Aleks tells Lizzie to shove a handbag biscuit in her food hole and mind her own business. Well, she doesn’t say those words exactly. After all, Aleks is a conservative dame who’s too frigid to even discuss what sex positions she has tried. She wouldn’t dream of referring to someone’s food hole.
Anyway, Connie and Jonethen are up next – he wants to leave but she chooses to stay and we’re all trapped with them for another week even though Jonnie’s feelings for Connie are as non-existent as his socks.
KC and Drew whirl up to the couch and she dredges up her jealousy for his housemate and his stuffed toy yet again and then everyone starts pointing and laughing at her.
Well, not everyone. Really it’s just Michael and Stacey pointing and laughing.
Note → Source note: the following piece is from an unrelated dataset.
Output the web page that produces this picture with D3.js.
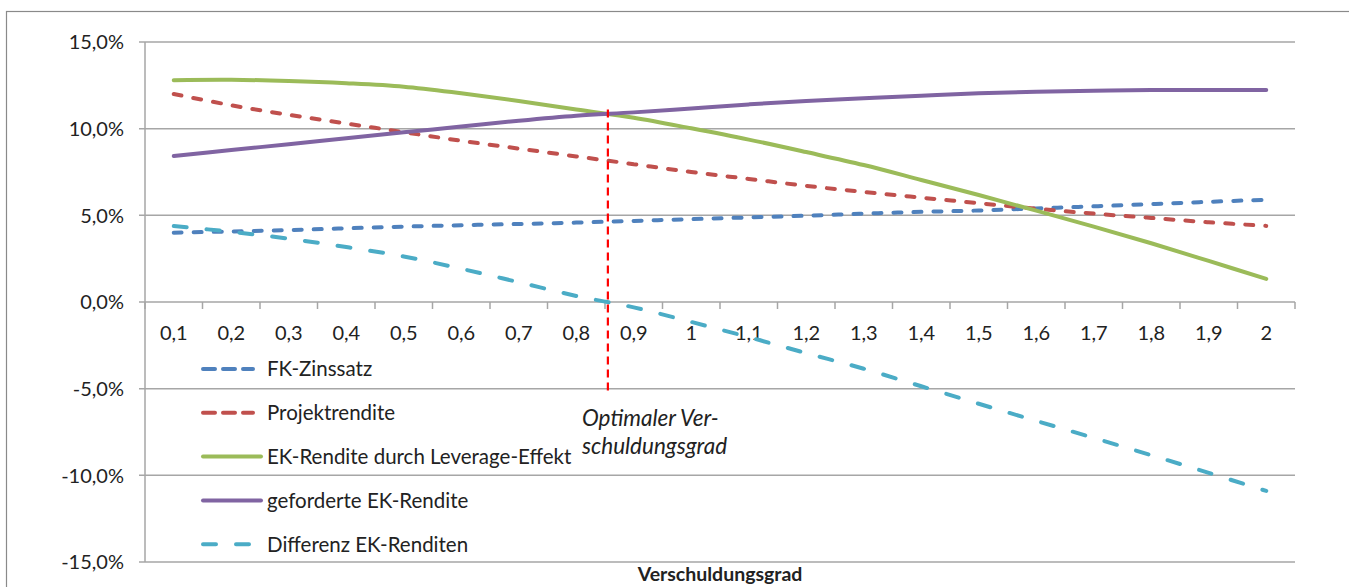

Jeez, the day Michael and Stacey reckon you’re the joke, you know something is really wrong.
School principal Mr Aiken singles them and demands they explain to the class why they’re giggling before head mistress Ms Schilling steps in to rouse on them in front of the whole assembly.
“Guys, have a bit of respect — we’ve got a new couple on the couch here … to have you guys snickering is a little bit disrespectful,” she … harps.
Suddenly, KC bursts into tears.
“I sat there so quiet and listened to everyone else!” she wails. We hand her Drew’s stuffed toy to cuddle, but that just makes her cry more.
Finally, Steve and Mishel are wheeled out and we’re forced to sit through them whinging about the same old stuff we’ve been hearing since Tuesday.
“Betrayal!” Mishel wheezes repeatedly.
Steve’s out of here. And so is Mishel. At least, she was going to leave – until she spoke to her daughter who told her to stay, thus trapping Steve in the process.
“That was hugely draining,” John Aiken sighs.
Indeed. Unnecessarily so. This all could’ve been communicated in a vengeful TikTok.